## [Exercise data]

◆ ◆ ◆

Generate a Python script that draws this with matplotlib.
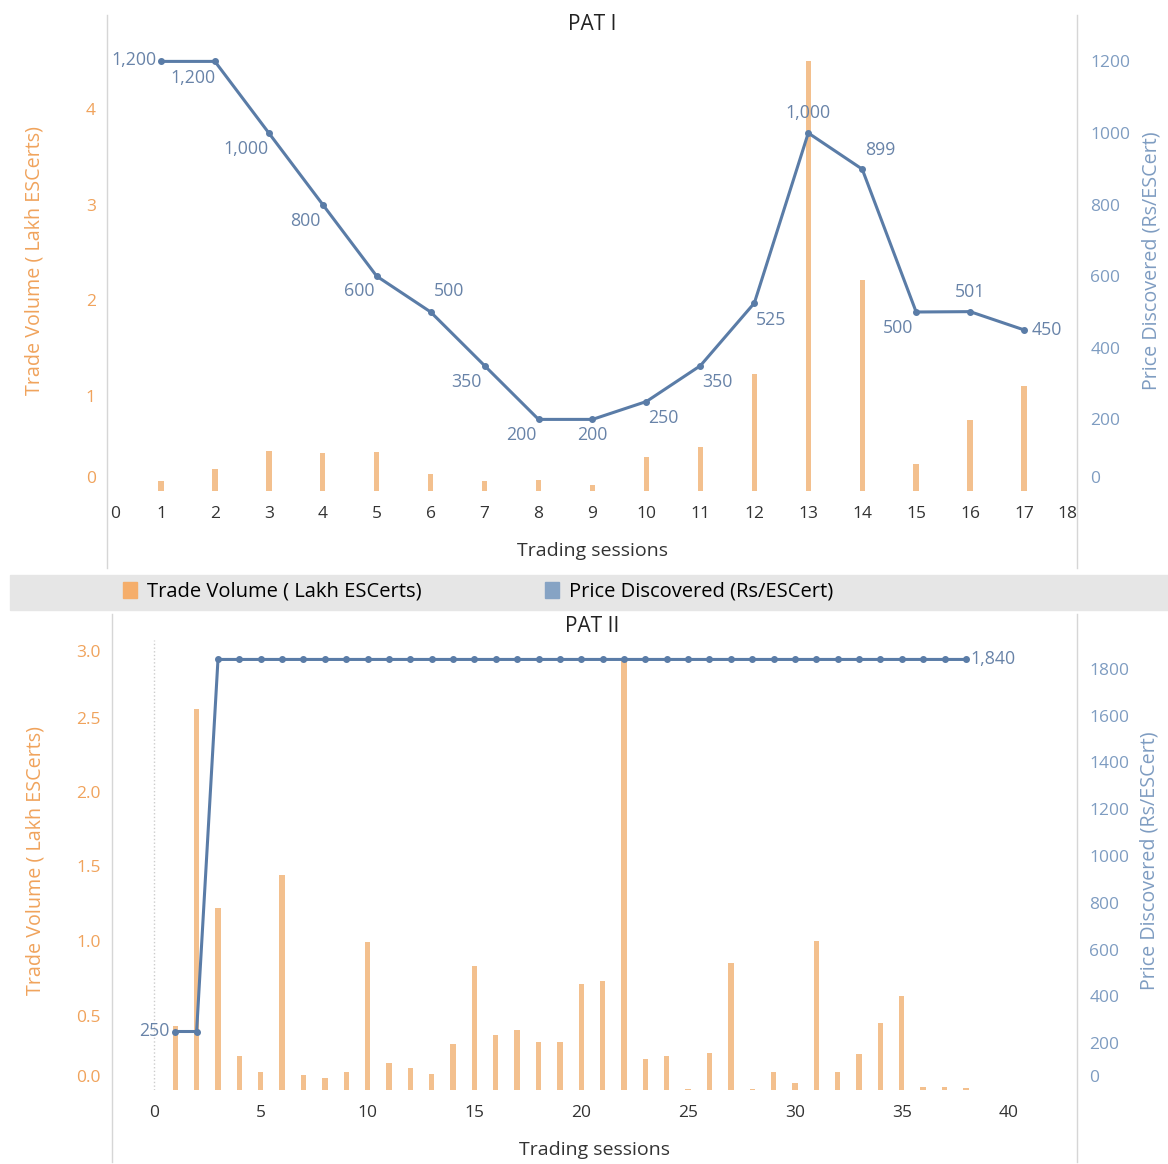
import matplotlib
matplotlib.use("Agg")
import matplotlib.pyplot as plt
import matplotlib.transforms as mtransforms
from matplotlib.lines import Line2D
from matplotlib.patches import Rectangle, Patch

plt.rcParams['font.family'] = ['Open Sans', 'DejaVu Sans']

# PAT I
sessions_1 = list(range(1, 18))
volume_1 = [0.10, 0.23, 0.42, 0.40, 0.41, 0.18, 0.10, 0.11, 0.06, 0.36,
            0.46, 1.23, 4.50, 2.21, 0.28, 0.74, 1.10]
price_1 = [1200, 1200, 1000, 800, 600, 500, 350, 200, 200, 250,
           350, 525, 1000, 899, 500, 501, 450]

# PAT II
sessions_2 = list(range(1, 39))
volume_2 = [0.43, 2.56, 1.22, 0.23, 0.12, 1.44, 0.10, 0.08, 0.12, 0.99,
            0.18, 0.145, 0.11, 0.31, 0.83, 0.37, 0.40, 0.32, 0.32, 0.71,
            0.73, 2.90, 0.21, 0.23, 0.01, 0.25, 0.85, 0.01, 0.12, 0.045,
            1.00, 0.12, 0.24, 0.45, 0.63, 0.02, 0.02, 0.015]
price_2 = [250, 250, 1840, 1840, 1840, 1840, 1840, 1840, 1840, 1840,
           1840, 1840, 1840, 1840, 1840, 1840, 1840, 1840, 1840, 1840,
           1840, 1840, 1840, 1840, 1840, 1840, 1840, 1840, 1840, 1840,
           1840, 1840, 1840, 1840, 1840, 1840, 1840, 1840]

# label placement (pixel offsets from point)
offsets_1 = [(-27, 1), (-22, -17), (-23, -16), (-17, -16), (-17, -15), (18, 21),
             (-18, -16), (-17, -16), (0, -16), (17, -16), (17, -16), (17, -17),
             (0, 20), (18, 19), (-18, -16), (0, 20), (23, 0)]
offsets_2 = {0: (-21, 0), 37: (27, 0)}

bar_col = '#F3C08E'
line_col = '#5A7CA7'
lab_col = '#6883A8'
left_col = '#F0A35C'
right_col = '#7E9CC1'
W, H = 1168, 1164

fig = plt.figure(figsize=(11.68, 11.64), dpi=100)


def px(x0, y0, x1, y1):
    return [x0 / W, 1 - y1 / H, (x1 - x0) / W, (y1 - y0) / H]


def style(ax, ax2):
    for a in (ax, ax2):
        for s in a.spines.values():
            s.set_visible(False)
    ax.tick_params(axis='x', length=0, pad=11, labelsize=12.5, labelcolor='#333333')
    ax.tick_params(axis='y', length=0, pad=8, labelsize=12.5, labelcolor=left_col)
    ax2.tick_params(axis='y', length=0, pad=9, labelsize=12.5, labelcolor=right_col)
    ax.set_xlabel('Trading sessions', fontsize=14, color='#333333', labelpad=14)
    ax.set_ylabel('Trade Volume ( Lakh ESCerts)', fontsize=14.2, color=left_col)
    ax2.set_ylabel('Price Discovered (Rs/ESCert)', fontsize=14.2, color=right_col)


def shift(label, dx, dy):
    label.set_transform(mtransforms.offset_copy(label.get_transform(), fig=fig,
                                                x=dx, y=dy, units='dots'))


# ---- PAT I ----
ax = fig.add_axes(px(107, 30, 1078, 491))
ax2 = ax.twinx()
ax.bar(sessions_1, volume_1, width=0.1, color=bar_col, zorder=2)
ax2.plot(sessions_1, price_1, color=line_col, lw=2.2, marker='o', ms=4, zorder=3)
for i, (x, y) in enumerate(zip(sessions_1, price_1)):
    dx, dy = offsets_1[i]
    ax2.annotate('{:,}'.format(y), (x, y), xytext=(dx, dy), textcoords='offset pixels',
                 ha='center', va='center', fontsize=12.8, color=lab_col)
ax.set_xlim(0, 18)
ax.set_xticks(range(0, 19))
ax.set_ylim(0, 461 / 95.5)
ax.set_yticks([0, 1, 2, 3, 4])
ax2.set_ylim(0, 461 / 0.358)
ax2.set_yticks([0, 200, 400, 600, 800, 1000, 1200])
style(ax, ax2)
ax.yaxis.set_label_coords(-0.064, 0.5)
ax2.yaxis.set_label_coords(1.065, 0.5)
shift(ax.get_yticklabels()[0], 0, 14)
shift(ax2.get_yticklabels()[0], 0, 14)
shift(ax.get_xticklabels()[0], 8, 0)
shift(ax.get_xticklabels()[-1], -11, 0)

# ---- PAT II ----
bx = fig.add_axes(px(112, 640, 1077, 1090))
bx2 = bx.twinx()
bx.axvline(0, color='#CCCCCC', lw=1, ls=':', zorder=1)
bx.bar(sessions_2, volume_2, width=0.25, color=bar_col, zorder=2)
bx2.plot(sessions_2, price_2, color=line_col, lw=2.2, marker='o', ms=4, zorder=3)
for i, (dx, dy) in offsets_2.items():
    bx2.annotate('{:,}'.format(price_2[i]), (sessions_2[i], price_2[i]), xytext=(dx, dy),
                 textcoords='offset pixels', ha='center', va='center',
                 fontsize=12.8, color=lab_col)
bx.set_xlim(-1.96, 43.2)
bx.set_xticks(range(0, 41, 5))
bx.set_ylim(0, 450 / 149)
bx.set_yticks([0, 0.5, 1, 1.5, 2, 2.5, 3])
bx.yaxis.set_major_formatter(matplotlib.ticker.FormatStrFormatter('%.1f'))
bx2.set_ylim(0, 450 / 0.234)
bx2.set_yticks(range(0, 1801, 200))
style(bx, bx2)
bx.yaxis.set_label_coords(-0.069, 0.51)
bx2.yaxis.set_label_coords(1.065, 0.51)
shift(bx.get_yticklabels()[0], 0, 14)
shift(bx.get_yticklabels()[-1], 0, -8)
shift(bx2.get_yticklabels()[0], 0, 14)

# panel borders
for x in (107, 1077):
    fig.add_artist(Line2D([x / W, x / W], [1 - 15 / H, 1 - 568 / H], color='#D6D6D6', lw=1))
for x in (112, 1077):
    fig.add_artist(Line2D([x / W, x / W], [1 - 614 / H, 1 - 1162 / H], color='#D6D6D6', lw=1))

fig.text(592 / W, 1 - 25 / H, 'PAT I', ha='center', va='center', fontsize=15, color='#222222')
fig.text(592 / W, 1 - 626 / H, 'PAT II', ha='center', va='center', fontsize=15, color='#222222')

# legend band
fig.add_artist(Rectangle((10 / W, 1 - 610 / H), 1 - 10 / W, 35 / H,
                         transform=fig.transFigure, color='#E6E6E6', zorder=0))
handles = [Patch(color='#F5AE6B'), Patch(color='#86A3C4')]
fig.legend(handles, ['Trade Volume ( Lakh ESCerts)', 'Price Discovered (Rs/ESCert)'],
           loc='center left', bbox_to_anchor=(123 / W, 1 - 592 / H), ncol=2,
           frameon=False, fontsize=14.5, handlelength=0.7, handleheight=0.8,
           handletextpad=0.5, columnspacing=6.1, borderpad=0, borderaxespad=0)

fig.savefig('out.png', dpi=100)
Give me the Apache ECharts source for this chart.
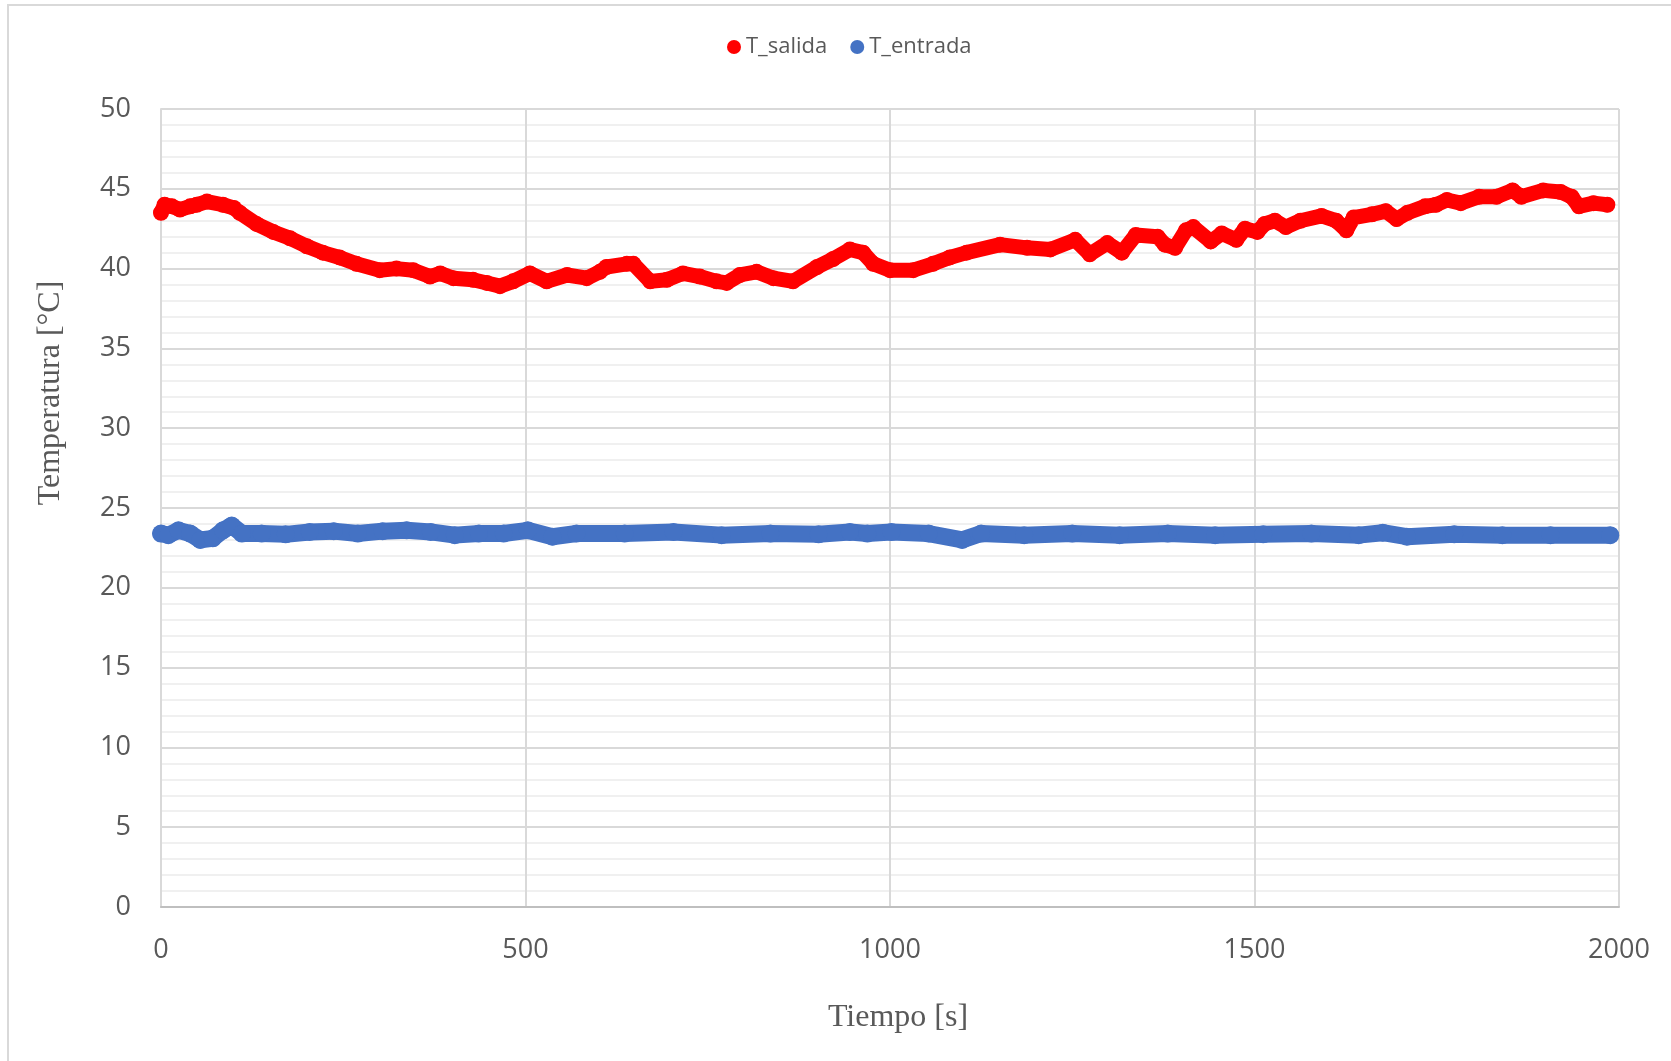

◆ ◆ ◆

Everything from the top line of the data down to and including the line with "plt.rcParams['font.family'] = ['Open" is to be copied, except the pictures.

Generate a Python script that draws this with matplotlib.
import matplotlib
matplotlib.use("Agg")
import matplotlib.pyplot as plt
import matplotlib.transforms as mtransforms
from matplotlib.lines import Line2D
from matplotlib.patches import Rectangle, Patch

plt.rcParams['font.family'] = ['Open Sans', 'DejaVu Sans']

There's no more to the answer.